Charts and diagrams as code:

§

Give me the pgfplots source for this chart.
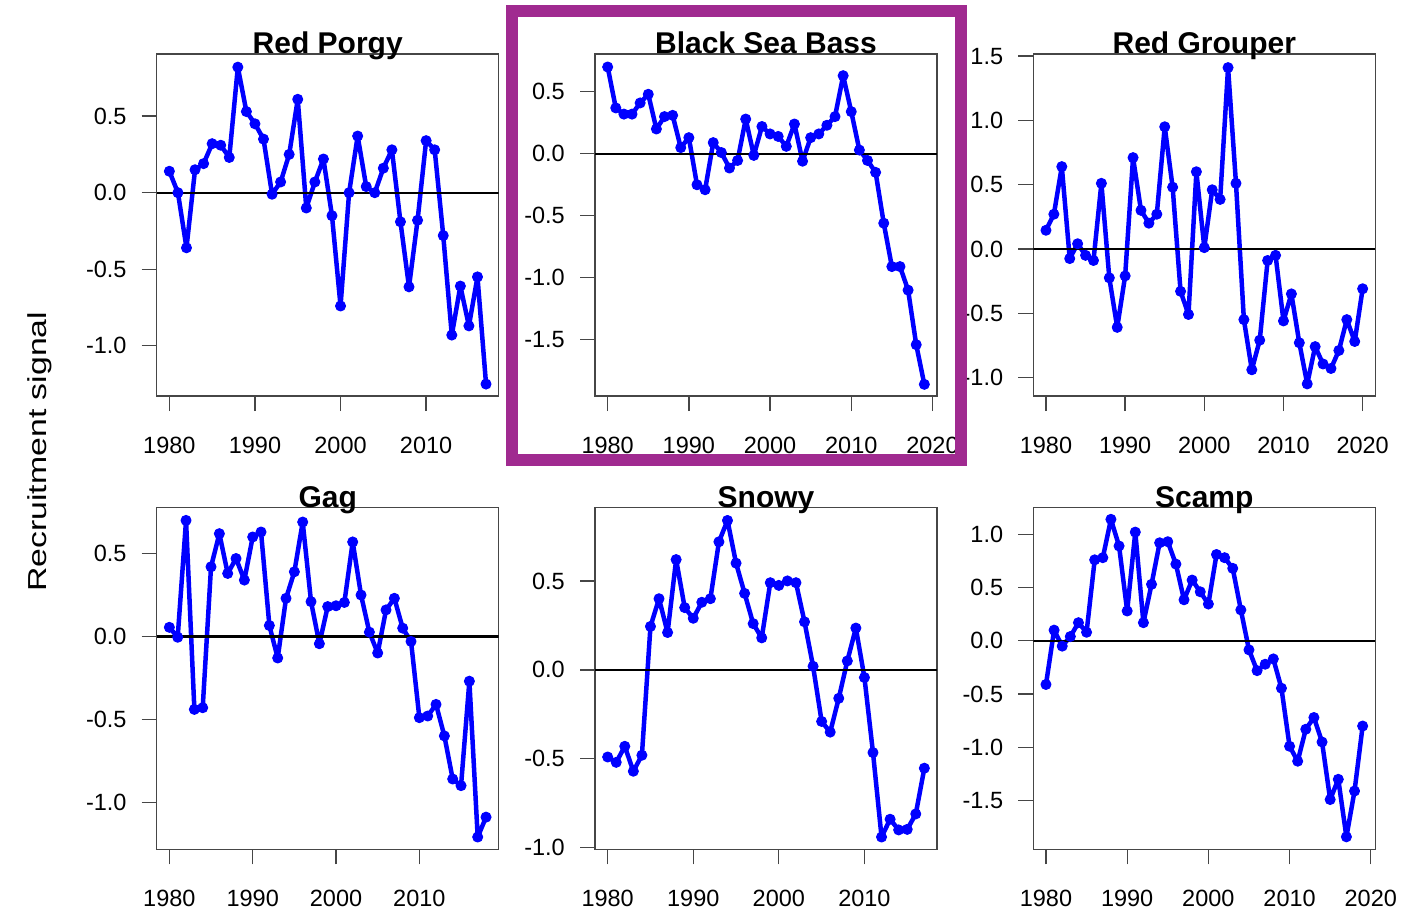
\documentclass[border=0pt]{standalone}
\usepackage{graphicx}
\usepackage{fontspec}
\setmainfont{Liberation Sans}
\usepackage{pgfplots}
\pgfplotsset{compat=1.18}
\definecolor{boxgray}{RGB}{70,70,70}
\definecolor{rblue}{RGB}{0,0,255}
\definecolor{hl}{RGB}{160,42,144}
\pgfplotsset{
  rpanel/.style={
    scale only axis, width=342pt, height=342pt,
    anchor=south west,
    axis line style={boxgray, line width=1.3pt},
    every tick/.style={boxgray, line width=1.3pt},
    tick align=outside, major tick length=15pt,
    xtick pos=left, ytick pos=left,
    xtick={1980,1990,2000,2010,2020},
    xticklabels={1980,1990,2000,2010,2020},
    ticklabel style={font=\fontsize{23.5}{23.5}\selectfont, inner sep=0pt},
    xticklabel style={anchor=north},
    yticklabel style={anchor=east},
    xticklabel shift=26pt,
    yticklabel shift=15pt,
    title style={font=\bfseries\fontsize{30}{30}\selectfont, anchor=base, at={(0.5,1)}, inner sep=0pt, yshift=-6pt},
  },
  rline/.style={rblue, line width=4.5pt, line join=round,
    mark=*, mark size=5pt, mark options={line width=1pt, fill=rblue, draw=rblue}},
  zline/.style={black, line width=2.3pt, mark=none},
}
\begin{document}
\begin{tikzpicture}
\useasboundingbox (0pt,0pt) rectangle (1402pt,911pt);

% Red Porgy
\begin{axis}[rpanel, at={(156.7pt,515pt)}, title={Red Porgy},
  xmin=1978.52, xmax=2018.48, ymin=-1.328, ymax=0.906,
  ytick={-1,-0.5,0,0.5}, yticklabels={-1.0,-0.5,0.0,0.5}]
\addplot[rline] coordinates {
(1980,0.14)(1981,0.00)(1982,-0.36)(1983,0.15)(1984,0.19)(1985,0.32)(1986,0.31)(1987,0.23)
(1988,0.82)(1989,0.53)(1990,0.45)(1991,0.35)(1992,-0.01)(1993,0.07)(1994,0.25)(1995,0.61)
(1996,-0.10)(1997,0.07)(1998,0.22)(1999,-0.15)(2000,-0.74)(2001,0.00)(2002,0.37)(2003,0.04)
(2004,0.00)(2005,0.16)(2006,0.28)(2007,-0.19)(2008,-0.615)(2009,-0.18)(2010,0.34)(2011,0.28)
(2012,-0.28)(2013,-0.93)(2014,-0.61)(2015,-0.87)(2016,-0.55)(2017,-1.25)};
\addplot[zline] coordinates {(1978.52,0)(2018.48,0)};
\end{axis}

% Black Sea Bass
\begin{axis}[rpanel, at={(595pt,515pt)}, title={Black Sea Bass},
  xmin=1978.44, xmax=2020.56, ymin=-1.954, ymax=0.805,
  ytick={-1.5,-1,-0.5,0,0.5}, yticklabels={-1.5,-1.0,-0.5,0.0,0.5}]
\addplot[rline] coordinates {
(1980,0.70)(1981,0.37)(1982,0.32)(1983,0.32)(1984,0.41)(1985,0.48)(1986,0.20)(1987,0.30)
(1988,0.31)(1989,0.05)(1990,0.13)(1991,-0.25)(1992,-0.29)(1993,0.09)(1994,0.01)(1995,-0.115)
(1996,-0.054)(1997,0.28)(1998,-0.013)(1999,0.22)(2000,0.16)(2001,0.14)(2002,0.06)(2003,0.24)
(2004,-0.06)(2005,0.13)(2006,0.16)(2007,0.23)(2008,0.30)(2009,0.63)(2010,0.34)(2011,0.03)
(2012,-0.054)(2013,-0.15)(2014,-0.56)(2015,-0.91)(2016,-0.91)(2017,-1.10)(2018,-1.54)(2019,-1.86)};
\addplot[zline] coordinates {(1978.44,0)(2020.56,0)};
\end{axis}

% Red Grouper
\begin{axis}[rpanel, at={(1033.3pt,515pt)}, title={Red Grouper},
  xmin=1978.4, xmax=2021.6, ymin=-1.144, ymax=1.516,
  ytick={-1,-0.5,0,0.5,1,1.5}, yticklabels={-1.0,-0.5,0.0,0.5,1.0,1.5}]
\addplot[rline] coordinates {
(1980,0.145)(1981,0.27)(1982,0.64)(1983,-0.075)(1984,0.04)(1985,-0.05)(1986,-0.09)(1987,0.51)
(1988,-0.225)(1989,-0.61)(1990,-0.21)(1991,0.71)(1992,0.30)(1993,0.20)(1994,0.27)(1995,0.95)
(1996,0.48)(1997,-0.33)(1998,-0.51)(1999,0.60)(2000,0.01)(2001,0.46)(2002,0.385)(2003,1.41)
(2004,0.51)(2005,-0.55)(2006,-0.94)(2007,-0.71)(2008,-0.09)(2009,-0.05)(2010,-0.56)(2011,-0.35)
(2012,-0.73)(2013,-1.05)(2014,-0.76)(2015,-0.895)(2016,-0.93)(2017,-0.79)(2018,-0.55)(2019,-0.72)
(2020,-0.31)};
\addplot[zline] coordinates {(1978.4,0)(2021.6,0)};
\end{axis}

% Gag
\begin{axis}[rpanel, at={(156.7pt,61.7pt)}, title={Gag},
  xmin=1978.48, xmax=2019.52, ymin=-1.284, ymax=0.779,
  ytick={-1,-0.5,0,0.5}, yticklabels={-1.0,-0.5,0.0,0.5}]
\addplot[rline] coordinates {
(1980,0.055)(1981,-0.005)(1982,0.70)(1983,-0.44)(1984,-0.43)(1985,0.42)(1986,0.62)(1987,0.38)
(1988,0.47)(1989,0.34)(1990,0.60)(1991,0.63)(1992,0.066)(1993,-0.13)(1994,0.23)(1995,0.39)
(1996,0.69)(1997,0.21)(1998,-0.044)(1999,0.18)(2000,0.185)(2001,0.205)(2002,0.57)(2003,0.25)
(2004,0.026)(2005,-0.10)(2006,0.16)(2007,0.23)(2008,0.05)(2009,-0.03)(2010,-0.49)(2011,-0.48)
(2012,-0.41)(2013,-0.60)(2014,-0.86)(2015,-0.90)(2016,-0.27)(2017,-1.21)(2018,-1.09)};
\addplot[zline] coordinates {(1978.48,0)(2019.52,0)};
\end{axis}

% Snowy
\begin{axis}[rpanel, at={(595pt,61.7pt)}, title={Snowy},
  xmin=1978.52, xmax=2018.48, ymin=-1.009, ymax=0.914,
  ytick={-1,-0.5,0,0.5}, yticklabels={-1.0,-0.5,0.0,0.5}]
\addplot[rline] coordinates {
(1980,-0.49)(1981,-0.52)(1982,-0.43)(1983,-0.57)(1984,-0.48)(1985,0.244)(1986,0.40)(1987,0.21)
(1988,0.62)(1989,0.35)(1990,0.29)(1991,0.38)(1992,0.40)(1993,0.72)(1994,0.84)(1995,0.60)
(1996,0.43)(1997,0.26)(1998,0.18)(1999,0.49)(2000,0.475)(2001,0.50)(2002,0.49)(2003,0.27)
(2004,0.02)(2005,-0.29)(2006,-0.35)(2007,-0.16)(2008,0.05)(2009,0.235)(2010,-0.043)(2011,-0.465)
(2012,-0.94)(2013,-0.84)(2014,-0.90)(2015,-0.897)(2016,-0.81)(2017,-0.553)};
\addplot[zline] coordinates {(1978.52,0)(2018.48,0)};
\end{axis}

% Scamp
\begin{axis}[rpanel, at={(1033.3pt,61.7pt)}, title={Scamp},
  xmin=1978.44, xmax=2020.56, ymin=-1.957, ymax=1.253,
  ytick={-1.5,-1,-0.5,0,0.5,1}, yticklabels={-1.5,-1.0,-0.5,0.0,0.5,1.0}]
\addplot[rline] coordinates {
(1980,-0.41)(1981,0.10)(1982,-0.05)(1983,0.04)(1984,0.17)(1985,0.08)(1986,0.76)(1987,0.78)
(1988,1.14)(1989,0.89)(1990,0.28)(1991,1.02)(1992,0.17)(1993,0.53)(1994,0.92)(1995,0.93)
(1996,0.72)(1997,0.385)(1998,0.57)(1999,0.46)(2000,0.345)(2001,0.81)(2002,0.78)(2003,0.68)
(2004,0.29)(2005,-0.085)(2006,-0.28)(2007,-0.22)(2008,-0.17)(2009,-0.445)(2010,-0.99)(2011,-1.13)
(2012,-0.83)(2013,-0.72)(2014,-0.95)(2015,-1.49)(2016,-1.30)(2017,-1.84)(2018,-1.41)(2019,-0.80)};
\addplot[zline] coordinates {(1978.44,0)(2020.56,0)};
\end{axis}

\node[rotate=90, anchor=base, inner sep=0pt, font=\fontsize{26}{26}\selectfont] at (46.7pt,459.3pt) {\scalebox{1.3}[1]{Recruitment signal}};
\draw[hl, line width=11.7pt] (512pt,900.2pt) rectangle (961pt,451pt);
\end{tikzpicture}
\end{document}
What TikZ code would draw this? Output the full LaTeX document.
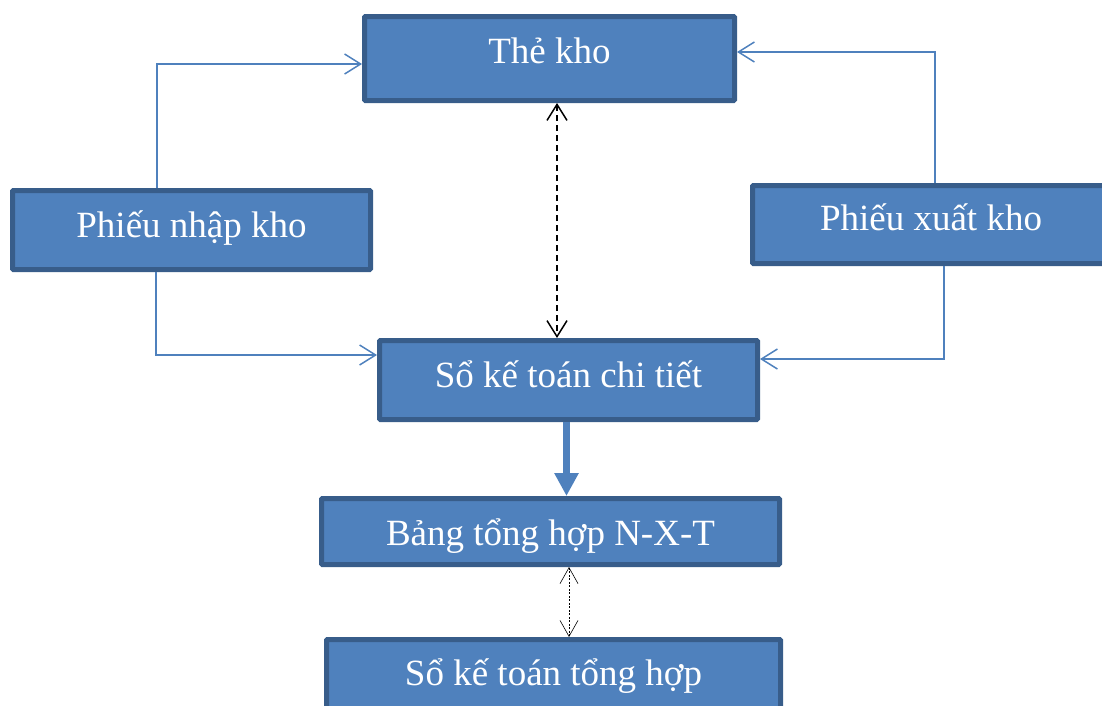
\documentclass[tikz,border=0pt]{standalone}
\usepackage{fontspec}
\setmainfont{Liberation Serif}
\usetikzlibrary{arrows.meta}
\definecolor{boxfill}{HTML}{4F81BD}
\definecolor{boxline}{HTML}{385D8A}
\begin{document}
\begin{tikzpicture}[x=1pt,y=-1pt,
  box/.style={draw=boxline, fill=boxfill, line width=5pt, rounded corners=1pt,
    text=white, font=\fontsize{37}{44}\selectfont, inner sep=0pt,
    text height=#1, text depth=10pt},
  link/.style={draw=boxfill, line width=1.5pt,
    -{Straight Barb[length=16pt,width=20pt]}},
  dashlink/.style={draw=black, line width=1.5pt, dash pattern=on 6pt off 4pt,
    {Straight Barb[length=16pt,width=20pt]}-{Straight Barb[length=16pt,width=20pt]}},
  dotlink/.style={draw=black, line width=0.6pt, dash pattern=on 2pt off 1.5pt,
    {Straight Barb[length=16pt,width=18pt]}-{Straight Barb[length=16pt,width=18pt]}},
  bigarrow/.style={draw=boxfill, line width=7pt,
    -{Triangle[length=23pt,width=23pt]}}]
\useasboundingbox (0,0) rectangle (1102,705);
\clip (0,0) rectangle (1102,705);

% boxes
\node[box=19pt, minimum width=370pt, minimum height=84pt] (thekho) at (549.5,58.5) {Thẻ kho};
\node[box=24pt, minimum width=358pt, minimum height=79pt] (pnk) at (191.5,230) {Phiếu nhập kho};
\node[box=21pt, minimum width=357pt, minimum height=78pt] (pxk) at (931,224.5) {Phiếu xuất kho};
\node[box=24pt, minimum width=378pt, minimum height=79pt] (sct) at (568.5,380) {Sổ kế toán chi tiết};
\node[box=37pt, minimum width=458pt, minimum height=66pt] (bth) at (550.5,531.5) {Bảng tổng hợp N-X-T};
\node[box=21pt, minimum width=454pt, minimum height=80pt] (sth) at (553.5,679.5) {Sổ kế toán tổng hợp};

% elbow points of the connectors
\coordinate (n1) at (157,64);
\coordinate (n2) at (156,355);
\coordinate (x1) at (935,52);
\coordinate (x2) at (944,359);

\draw[link] (n1 |- pnk.north) -- (n1) -- (n1 -| thekho.west);
\draw[link] (n2 |- pnk.south) -- (n2) -- (n2 -| sct.west);
\draw[link] (x1 |- pxk.north) -- (x1) -- (x1 -| thekho.east);
\draw[link] (x2 |- pxk.south) -- (x2) -- (x2 -| sct.east);

\coordinate (d1) at (557,0);
\draw[dashlink] (d1 |- thekho.south) -- (d1 |- sct.north);

\coordinate (d2) at (566.5,0);
\draw[bigarrow] (d2 |- sct.south) -- (d2 |- bth.north);

\coordinate (d3) at (569,0);
\draw[dotlink] (d3 |- bth.south) -- (d3 |- sth.north);
\end{tikzpicture}
\end{document}
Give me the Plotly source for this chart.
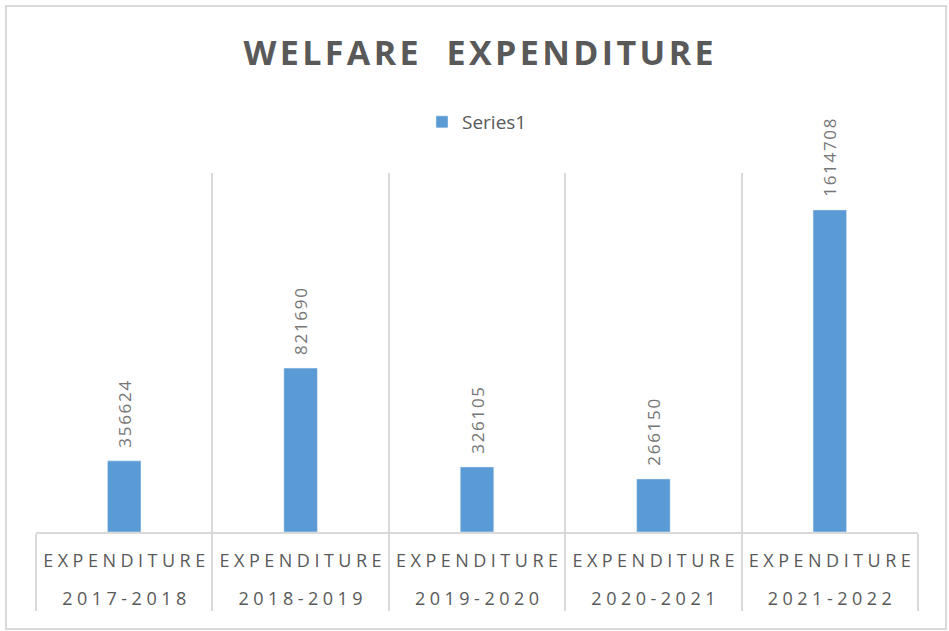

§

Restate the lines of the records exactly, starting at the first and stopping after the line with "(0pt,0pt) rectangle (1402pt,911pt);". Leave out any picture.

Give me the pgfplots source for this chart.
\documentclass[border=0pt]{standalone}
\usepackage{graphicx}
\usepackage{fontspec}
\setmainfont{Liberation Sans}
\usepackage{pgfplots}
\pgfplotsset{compat=1.18}
\definecolor{boxgray}{RGB}{70,70,70}
\definecolor{rblue}{RGB}{0,0,255}
\definecolor{hl}{RGB}{160,42,144}
\pgfplotsset{
  rpanel/.style={
    scale only axis, width=342pt, height=342pt,
    anchor=south west,
    axis line style={boxgray, line width=1.3pt},
    every tick/.style={boxgray, line width=1.3pt},
    tick align=outside, major tick length=15pt,
    xtick pos=left, ytick pos=left,
    xtick={1980,1990,2000,2010,2020},
    xticklabels={1980,1990,2000,2010,2020},
    ticklabel style={font=\fontsize{23.5}{23.5}\selectfont, inner sep=0pt},
    xticklabel style={anchor=north},
    yticklabel style={anchor=east},
    xticklabel shift=26pt,
    yticklabel shift=15pt,
    title style={font=\bfseries\fontsize{30}{30}\selectfont, anchor=base, at={(0.5,1)}, inner sep=0pt, yshift=-6pt},
  },
  rline/.style={rblue, line width=4.5pt, line join=round,
    mark=*, mark size=5pt, mark options={line width=1pt, fill=rblue, draw=rblue}},
  zline/.style={black, line width=2.3pt, mark=none},
}
\begin{document}
\begin{tikzpicture}
\useasboundingbox (0pt,0pt) rectangle (1402pt,911pt);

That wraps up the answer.